*Aim:* Pictures in the entries below are excluded; copy only the lines from the one containing "Write the matplotlib code for this chart." to the one containing "fig = plt.figure(figsize=(W", both included.

*Dataset entries:*
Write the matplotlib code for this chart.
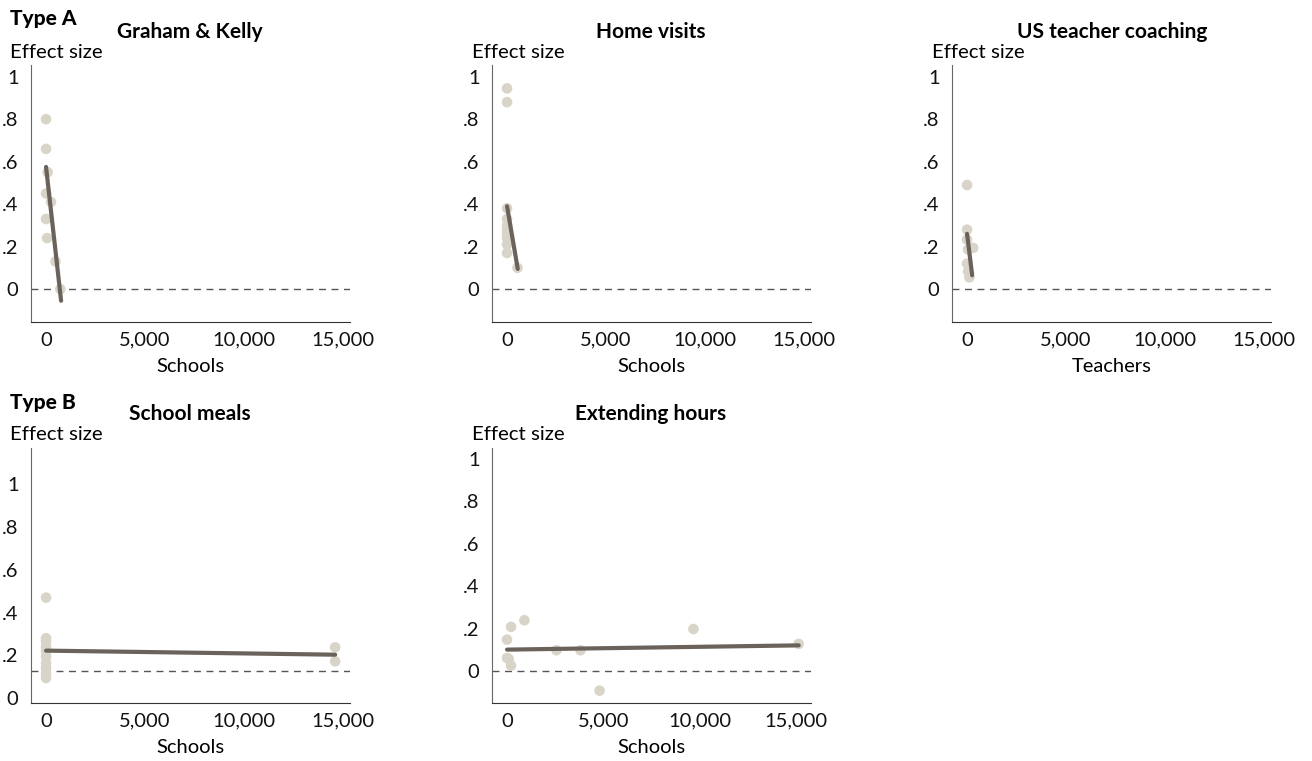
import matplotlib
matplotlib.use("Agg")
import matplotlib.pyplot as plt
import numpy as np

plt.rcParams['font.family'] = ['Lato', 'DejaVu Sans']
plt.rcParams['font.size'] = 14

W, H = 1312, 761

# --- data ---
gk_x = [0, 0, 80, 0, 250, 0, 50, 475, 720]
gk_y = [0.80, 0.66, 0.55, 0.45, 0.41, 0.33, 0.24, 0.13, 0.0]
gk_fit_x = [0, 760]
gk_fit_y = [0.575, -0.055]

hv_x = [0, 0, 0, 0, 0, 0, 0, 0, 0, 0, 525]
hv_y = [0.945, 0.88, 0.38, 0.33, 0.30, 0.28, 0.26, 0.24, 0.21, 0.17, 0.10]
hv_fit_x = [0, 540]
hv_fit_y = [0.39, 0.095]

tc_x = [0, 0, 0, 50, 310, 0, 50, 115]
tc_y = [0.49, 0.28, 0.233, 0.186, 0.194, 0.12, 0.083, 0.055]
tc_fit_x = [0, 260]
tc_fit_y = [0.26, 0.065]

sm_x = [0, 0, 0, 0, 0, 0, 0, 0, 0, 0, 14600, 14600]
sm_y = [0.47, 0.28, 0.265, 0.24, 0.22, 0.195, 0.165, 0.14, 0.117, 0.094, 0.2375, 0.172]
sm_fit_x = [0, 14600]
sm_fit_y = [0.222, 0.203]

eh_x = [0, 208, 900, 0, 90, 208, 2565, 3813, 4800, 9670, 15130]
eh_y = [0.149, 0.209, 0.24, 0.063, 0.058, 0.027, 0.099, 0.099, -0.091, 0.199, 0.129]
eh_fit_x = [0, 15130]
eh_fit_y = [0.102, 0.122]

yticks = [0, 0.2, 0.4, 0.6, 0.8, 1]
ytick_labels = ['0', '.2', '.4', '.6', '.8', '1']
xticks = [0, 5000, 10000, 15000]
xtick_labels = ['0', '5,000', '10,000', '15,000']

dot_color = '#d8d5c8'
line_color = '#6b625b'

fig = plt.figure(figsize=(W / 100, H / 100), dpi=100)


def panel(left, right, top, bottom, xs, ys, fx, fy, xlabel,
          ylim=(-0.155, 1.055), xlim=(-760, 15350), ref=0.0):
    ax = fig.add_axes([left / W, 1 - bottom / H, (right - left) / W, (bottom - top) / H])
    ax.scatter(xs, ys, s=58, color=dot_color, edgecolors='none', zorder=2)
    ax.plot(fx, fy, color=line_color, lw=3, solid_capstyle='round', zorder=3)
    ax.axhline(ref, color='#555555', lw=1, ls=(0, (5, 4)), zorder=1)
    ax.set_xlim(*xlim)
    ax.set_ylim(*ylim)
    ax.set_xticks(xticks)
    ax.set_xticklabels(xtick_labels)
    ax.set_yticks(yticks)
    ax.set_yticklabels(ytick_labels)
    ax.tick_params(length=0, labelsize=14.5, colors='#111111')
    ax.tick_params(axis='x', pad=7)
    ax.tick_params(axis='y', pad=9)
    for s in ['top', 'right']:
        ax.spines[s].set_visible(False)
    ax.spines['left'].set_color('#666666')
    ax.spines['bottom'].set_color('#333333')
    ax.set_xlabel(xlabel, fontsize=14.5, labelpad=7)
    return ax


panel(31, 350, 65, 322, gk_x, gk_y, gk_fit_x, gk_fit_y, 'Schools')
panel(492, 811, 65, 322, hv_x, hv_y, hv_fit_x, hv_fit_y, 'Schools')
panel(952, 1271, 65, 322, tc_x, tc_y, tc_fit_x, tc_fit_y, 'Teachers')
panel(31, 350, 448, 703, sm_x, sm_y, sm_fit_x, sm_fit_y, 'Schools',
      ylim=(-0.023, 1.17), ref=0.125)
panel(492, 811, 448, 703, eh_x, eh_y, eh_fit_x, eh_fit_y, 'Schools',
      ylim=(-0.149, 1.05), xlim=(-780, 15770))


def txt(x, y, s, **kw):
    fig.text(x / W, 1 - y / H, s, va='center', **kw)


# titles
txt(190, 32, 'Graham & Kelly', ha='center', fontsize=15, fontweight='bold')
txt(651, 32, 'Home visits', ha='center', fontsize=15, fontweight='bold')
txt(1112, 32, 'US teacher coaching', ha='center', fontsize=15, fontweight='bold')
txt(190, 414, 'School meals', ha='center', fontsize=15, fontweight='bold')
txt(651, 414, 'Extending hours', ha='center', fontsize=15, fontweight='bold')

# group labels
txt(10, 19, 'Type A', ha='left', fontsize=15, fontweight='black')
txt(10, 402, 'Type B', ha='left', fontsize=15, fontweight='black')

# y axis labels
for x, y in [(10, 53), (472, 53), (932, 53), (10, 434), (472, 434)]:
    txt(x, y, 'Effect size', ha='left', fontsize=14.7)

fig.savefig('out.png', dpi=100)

* * *

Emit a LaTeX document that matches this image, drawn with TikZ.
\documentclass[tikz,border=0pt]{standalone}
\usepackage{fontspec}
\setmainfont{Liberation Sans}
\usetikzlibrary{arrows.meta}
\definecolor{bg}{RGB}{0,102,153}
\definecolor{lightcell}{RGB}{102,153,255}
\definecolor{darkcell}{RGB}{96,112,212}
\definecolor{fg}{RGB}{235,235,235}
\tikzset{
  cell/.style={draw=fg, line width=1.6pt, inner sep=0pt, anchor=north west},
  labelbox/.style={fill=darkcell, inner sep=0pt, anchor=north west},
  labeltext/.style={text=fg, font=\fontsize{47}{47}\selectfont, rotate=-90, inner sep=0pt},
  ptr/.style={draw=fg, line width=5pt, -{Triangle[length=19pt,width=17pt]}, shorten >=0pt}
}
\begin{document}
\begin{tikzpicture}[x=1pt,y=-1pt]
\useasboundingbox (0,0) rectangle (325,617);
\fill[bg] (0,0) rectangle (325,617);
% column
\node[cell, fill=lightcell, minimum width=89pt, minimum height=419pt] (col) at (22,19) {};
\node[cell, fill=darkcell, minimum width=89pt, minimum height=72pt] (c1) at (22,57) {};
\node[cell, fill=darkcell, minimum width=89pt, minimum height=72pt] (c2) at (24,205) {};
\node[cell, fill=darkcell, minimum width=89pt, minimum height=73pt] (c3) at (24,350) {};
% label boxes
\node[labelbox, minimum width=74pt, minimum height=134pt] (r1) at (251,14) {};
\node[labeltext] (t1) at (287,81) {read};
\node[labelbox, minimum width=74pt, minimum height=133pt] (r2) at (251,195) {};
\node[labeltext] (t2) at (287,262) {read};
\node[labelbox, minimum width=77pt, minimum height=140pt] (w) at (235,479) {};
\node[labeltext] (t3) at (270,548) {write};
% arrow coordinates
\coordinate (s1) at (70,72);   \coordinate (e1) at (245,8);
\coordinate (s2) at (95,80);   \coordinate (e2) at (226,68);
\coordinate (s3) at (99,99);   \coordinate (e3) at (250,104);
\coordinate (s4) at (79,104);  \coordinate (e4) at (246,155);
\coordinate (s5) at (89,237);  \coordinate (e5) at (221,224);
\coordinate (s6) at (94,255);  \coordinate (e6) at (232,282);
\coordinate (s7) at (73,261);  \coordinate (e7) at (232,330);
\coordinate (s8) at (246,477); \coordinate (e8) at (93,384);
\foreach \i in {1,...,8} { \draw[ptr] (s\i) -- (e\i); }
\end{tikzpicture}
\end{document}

*Reply:*
Write the matplotlib code for this chart.
import matplotlib
matplotlib.use("Agg")
import matplotlib.pyplot as plt
import numpy as np

plt.rcParams['font.family'] = ['Lato', 'DejaVu Sans']
plt.rcParams['font.size'] = 14

W, H = 1312, 761

# --- data ---
gk_x = [0, 0, 80, 0, 250, 0, 50, 475, 720]
gk_y = [0.80, 0.66, 0.55, 0.45, 0.41, 0.33, 0.24, 0.13, 0.0]
gk_fit_x = [0, 760]
gk_fit_y = [0.575, -0.055]

hv_x = [0, 0, 0, 0, 0, 0, 0, 0, 0, 0, 525]
hv_y = [0.945, 0.88, 0.38, 0.33, 0.30, 0.28, 0.26, 0.24, 0.21, 0.17, 0.10]
hv_fit_x = [0, 540]
hv_fit_y = [0.39, 0.095]

tc_x = [0, 0, 0, 50, 310, 0, 50, 115]
tc_y = [0.49, 0.28, 0.233, 0.186, 0.194, 0.12, 0.083, 0.055]
tc_fit_x = [0, 260]
tc_fit_y = [0.26, 0.065]

sm_x = [0, 0, 0, 0, 0, 0, 0, 0, 0, 0, 14600, 14600]
sm_y = [0.47, 0.28, 0.265, 0.24, 0.22, 0.195, 0.165, 0.14, 0.117, 0.094, 0.2375, 0.172]
sm_fit_x = [0, 14600]
sm_fit_y = [0.222, 0.203]

eh_x = [0, 208, 900, 0, 90, 208, 2565, 3813, 4800, 9670, 15130]
eh_y = [0.149, 0.209, 0.24, 0.063, 0.058, 0.027, 0.099, 0.099, -0.091, 0.199, 0.129]
eh_fit_x = [0, 15130]
eh_fit_y = [0.102, 0.122]

yticks = [0, 0.2, 0.4, 0.6, 0.8, 1]
ytick_labels = ['0', '.2', '.4', '.6', '.8', '1']
xticks = [0, 5000, 10000, 15000]
xtick_labels = ['0', '5,000', '10,000', '15,000']

dot_color = '#d8d5c8'
line_color = '#6b625b'

fig = plt.figure(figsize=(W / 100, H / 100), dpi=100)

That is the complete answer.